All three stages did occur in my relationship with Jeremy. I wasn’t attracted to him at first, but I gave him a chance. This was at a point in my life where I wanted to be more open and thought having a boyfriend would help me get out of my shell.

But since Lamont was not in a long-term relationship with me, no real attachment could ever happen. Without that third stage, I was able to ‘snap out of it’ and realize my behavior was wrong.

What was worse was the resentment I began to harbor at myself. I blamed myself for Lamont’s lack of interest in me, calling myself stupid, ugly and whatever other negative descriptors popped into my head as I was letting it all out on eight-by-eleven paper.

All the dopamine in the world couldn’t have solved my self-esteem issues.
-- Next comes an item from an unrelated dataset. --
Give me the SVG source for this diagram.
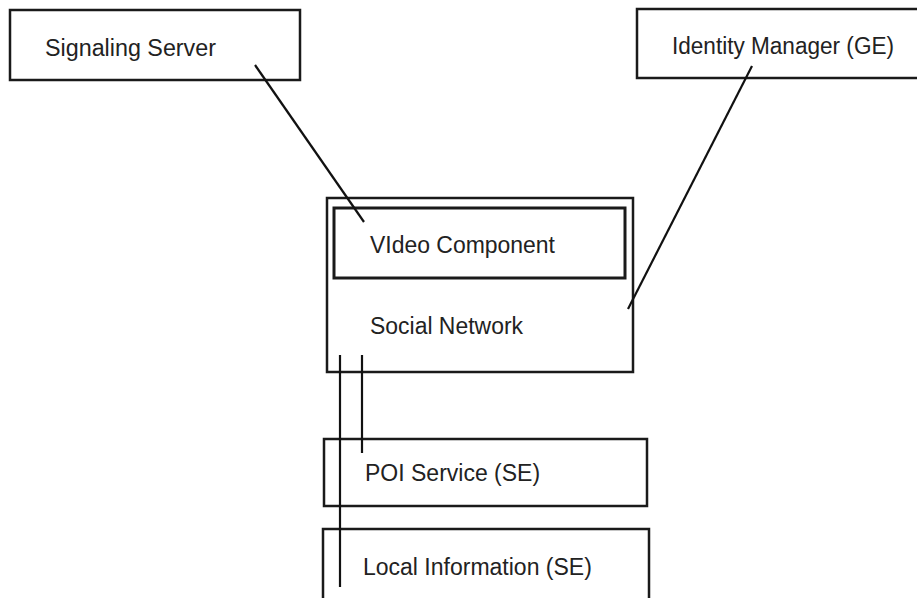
<svg xmlns="http://www.w3.org/2000/svg" width="917" height="598" viewBox="0 0 917 598">
<style>
.box{fill:#fff;stroke:#1a1a1a;stroke-width:2.5}
.inner{fill:none;stroke:#1a1a1a;stroke-width:3}
.lbl{font-family:"Liberation Sans",Arial,Helvetica,sans-serif;font-size:23px;fill:#222}
.conn line{stroke:#111;stroke-width:2.2}
</style>
<rect width="917" height="598" fill="#fff"/>
<g id="signaling-server">
<rect class="box" x="10" y="10" width="290" height="70"/>
<text class="lbl" x="45" y="56" textLength="171" lengthAdjust="spacingAndGlyphs">Signaling Server</text>
</g>
<g id="identity-manager">
<rect class="box" x="637" y="9" width="300" height="69"/>
<text class="lbl" x="672" y="54" textLength="222" lengthAdjust="spacingAndGlyphs">Identity Manager (GE)</text>
</g>
<g id="social-network">
<rect class="box" x="327" y="198" width="306" height="174"/>
<text class="lbl" x="370" y="334" textLength="153" lengthAdjust="spacingAndGlyphs">Social Network</text>
</g>
<g id="video-component">
<rect class="inner" x="334" y="208" width="291" height="70"/>
<text class="lbl" x="370" y="253" textLength="185" lengthAdjust="spacingAndGlyphs">VIdeo Component</text>
</g>
<g id="poi-service">
<rect class="box" x="324" y="439" width="323" height="67"/>
<text class="lbl" x="365" y="481">POI Service (SE)</text>
</g>
<g id="local-information">
<rect class="box" x="323" y="529" width="326" height="90"/>
<text class="lbl" x="363" y="575">Local Information (SE)</text>
</g>
<g id="connectors" class="conn">
<line x1="255" y1="65" x2="364" y2="222"/>
<line x1="752" y1="66" x2="628" y2="309"/>
<line x1="340" y1="355" x2="340" y2="587"/>
<line x1="362" y1="355" x2="362" y2="453"/>
</g>
</svg>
Being in a relationship while not being content with yourself can be difficult and sometimes impossible. That’s not to say that you have to be one hundred percent perfect in order to be in a relationship, but it helps.

We often judge women for being “clingy,” never realizing that with a certain person under certain circumstances, we could be acting the same way. It’s easy to judge when you’ve never been there.

I now feel for clingy girls because now I feel that these girls, like me, had something missing inside. I thought I had to be in a relationship or things wouldn’t feel right. If only I had been as infatuated with building a relationship with myself.